Since it was launched in April this year, the much talked about furlough scheme has been utilised by 1.2 million employers across the UK. So far, the scheme has paid out £35.4 billion, enabling 9.6 million jobs to be furloughed. The Coronavirus Jobs Retention Scheme, as it is officially known, was designed to support employers and employees who couldn't do their jobs and prevent mass redundancies. However, HM Revenue and Customs has announced that it is now reviewing 27,000 "high risk" cases where abuse or fraud is suspected. This comes after the Government declared that up to £3.5bn in Coronavirus Job Retention Scheme payments have been claimed fraudulently or paid out in error.
The Coronavirus Jobs Retention Scheme initially allowed the government to pay 80 per cent of workers' salaries up to £2,500 a month. However, one of the main requirements of the scheme is that an employee must not work for their employer while they are furloughed. Since July, furloughed employees have been able to return to work on a part-time basis with the furlough scheme covering the days they are not working as long as the employee does not carry out any work on these days. Yet former Labour Home Secretary Lord Blunkett believes criminals have used the global pandemic to "dip below the radar" and take advantage of unprecedented circumstances - according to a study by academics at Oxford, Cambridge and Zurich universities the ban on working was routinely ignored and people felt forced to work by their employers. The research revealed one in three furloughed employees have been pressured to keep working. There have also been several cases of employers not informing people they are on furlough until the employee received a reduced pay check.

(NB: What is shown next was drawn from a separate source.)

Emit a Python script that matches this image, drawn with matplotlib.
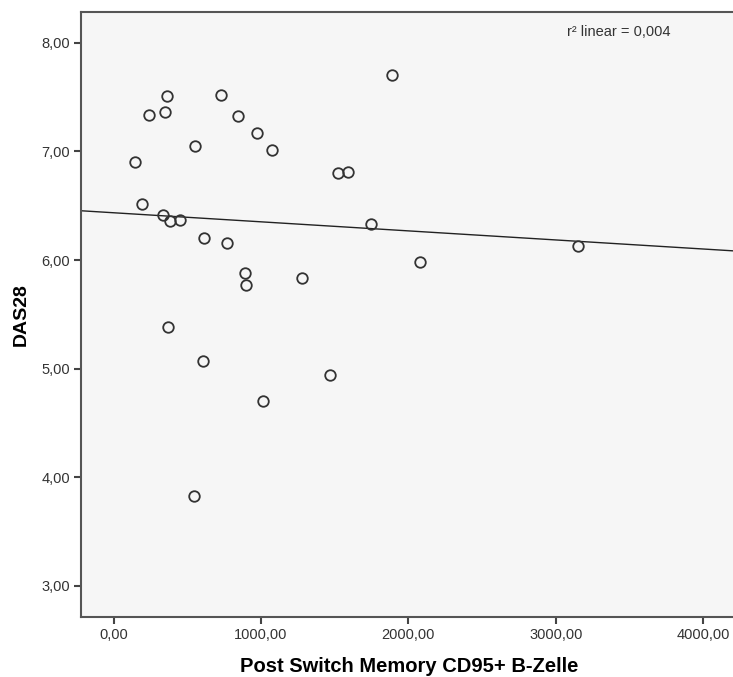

HMRC recognised that the scheme would be vulnerable to scams due to the scale of the payment packages and how quickly the measures were steered through to save the economy. HMRC's permanent secretary, Jim Harra, said "We have made an assumption for the purposes of our planning that the error and fraud rate in this scheme could be between 5% and 10%....That will range from deliberate fraud through to error." As a result, HMRC has pledged leniency to those who make genuine mistakes with their applications as it understands this was something new for everyone in a very difficult time. It insists that it was "not trying to catch out" anyone hence its 90 day amnesty period, allowing employers to repay wrongfully submitted claims without penalty. That being said, HMRC has declared that it "won't hesitate to take criminal action against the most serious cases".
July saw the first arrest relating to the Coronavirus Job Retention Scheme: a West Midlands man was arrested as part of an investigation into a suspected £495,000 defrauding of the furlough scheme. This shows HMRC will not be taking concealment lightly. Furthermore, in the last few days it has come to light that a company director and an accountant have been arrested over a suspected £70,000 fraud connected to the furlough scheme. Richard Las, acting director of the fraud investigation service at HMRC, said: “This is taxpayer’s money and any claim that proves to be fraudulent limits our ability to support people and deprives public services of essential funding."
As the scheme begins to wind down and concerns over mass unemployment grow, MPs and business groups have urged the government to continue the scheme in some way. However, the Chancellor of the Exchequer, Rishi Sunak has insisted it will end on 31 October. Nevertheless, it seems that investigations into Coronavirus Job Retention Scheme fraud will continue and other government initiatives such as the Bounce Back Loans Scheme and the Coronavirus Business Interruption Loans Scheme may suffer a similar fate.